New evidence found of the neurotoxic effects of some of the most commonly used pesticides in the world

URV researchers are taking part in a pioneering study that analyses the behavioural and molecular effects in the short, medium and long term resulting from exposure to chlorpyrifos, which may be related to hyperactivity, autism and addictions

Chlorpyrifos (CPF) is one of the most commonly used pesticides in the world, and also one of the most questioned because of its toxic effects on health. Despite the evidence of its potential effects on development it is still permitted for agricultural uses in Europe and the United States, while it has been prohibited in countries such as Thailand. Now a study carried out by researchers from the Research Centre for Neurobehaviour and Health (NEUROLAB), the URV’s Research Centre for Behaviour Assessment and a research group from the Research Centre in Health (CEINSA) of the University of Amería sheds more light on the harm done by exposure to this pesticide at low doses. Among the main conclusions of the study, the researchers have found that exposure to CPF can have neurotoxic effects related to hyperactivity, autism and addictions, and on learning and memory. It is a pioneering study on the behavioural and molecular effects of exposure to this pesticide in the short, medium and long term.

The researchers administered low doses of the compound to newborn rats and mice, a stage in life in which the development of the central nervous system is similar to that of humans in the last weeks of gestation and the first weeks after birth. Although the model is ideal, at present this period of development is one of the least studied in terms of exposure to CPF.

The authors found that exposure during this period induced anomalous behaviours that are normally observed in various psychiatric and neurological pathologies such as an increase in motor activity in adolescence (associated with attention deficit disorder with hyperactivity), an increase in impulsive responses (associated such different pathologies as autism or addictions) or a progressive decrease in motor functions with age (associated with neurodegenerative pathologies such as Parkinson’s Disease).

Through neuropsychopharmacological studies the authors have also found that this exposure modified the cholinergic system, one of the main neurotransmission systems of the central nervous system, the progressive degradation of which is one of the leading physiopathological correlates of Alzheimer. This finding is in line with other studies on humans that relate exposure to pesticide compounds with this disease.
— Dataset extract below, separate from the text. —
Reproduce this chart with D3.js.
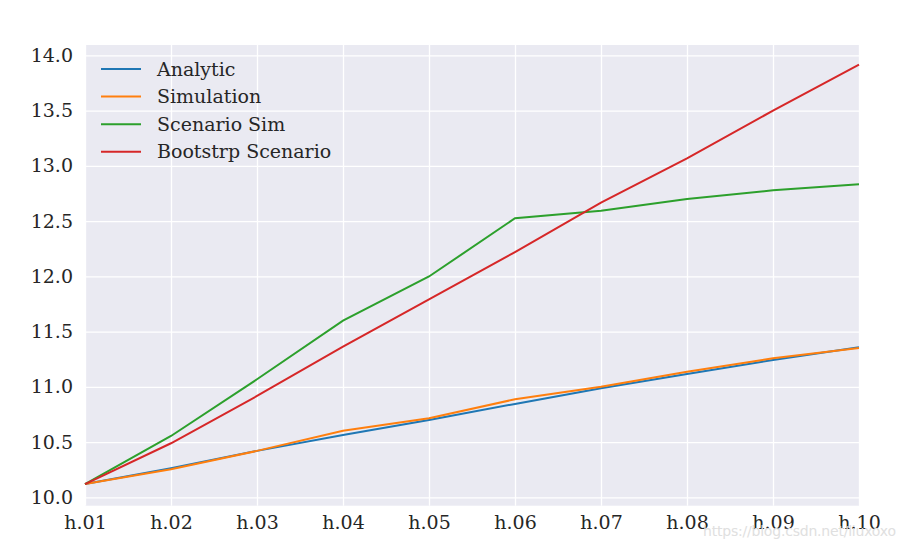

The authors of the study also analysed several molecular markers and observed that exposure affected the levels of expression of various genes in specific areas of the brain, altered the composition of the intestinal microbiota at different ages and induced selective alterations in the levels of some metabolites in the blood that are essential for the organism to function correctly, specifically in females.

“In the laboratory we have been working for some time now with a model of transgenic mice that have a human gene – APOE3 or APOE4 – which is known to make them vulnerable to some diseases. We have found that both genotype and sex have a different effect on sensitivity to the toxic components of the pesticide, and whether exposure takes place prenatally, shortly after birth or in adulthood is also important,” says Maria Teresa Colomina, a member of the NEUROLAB research group.

This research has involved a multidisciplinary team that includes experts in behaviour and neuropsychopharmacology as well as specialists in molecular biology and chemical sciences. The URV members Maria Teresa Colomina, Maria Cabré, Laia Guàrdia, Judit Biosca and Jordi Blanco and a team from the University of Almería led the project, which was funded by the Spanish Ministry of Economy and Competitiveness and the European Fund for Regional Development: PSI2017-86847-C2-1-R MINECO-FEDER i PSI2017-86847-C2-2-R.

Reference: Guardia-Escote L, Basaure P, Biosca-Brull J, Cabré M, Blanco J, Pérez-Fernández C, Sánchez-Santed F, Domingo JL, Colomina MT. APOE genotype and postnatal chlorpyrifos exposure modulate gut microbiota and cerebral short-chain fatty acids in preweaning mice. Food Chem Toxicol. 2020 Jan;135:110872. doi: 10.1016/j.fct.2019.110872.

Perez-Fernandez C, Morales-Navas M, Guardia-Escote L, Garrido-Cárdenas JA, Colomina MT, Giménez E, Sánchez-Santed F. Long-term effects of low doses of Chlorpyrifos exposure at the preweaning developmental stage: A locomotor, pharmacological, brain gene expression and gut microbiome analysis. Food Chem Toxicol. 2020 Jan;135:110865. doi: 10.1016/j.fct.2019.110865.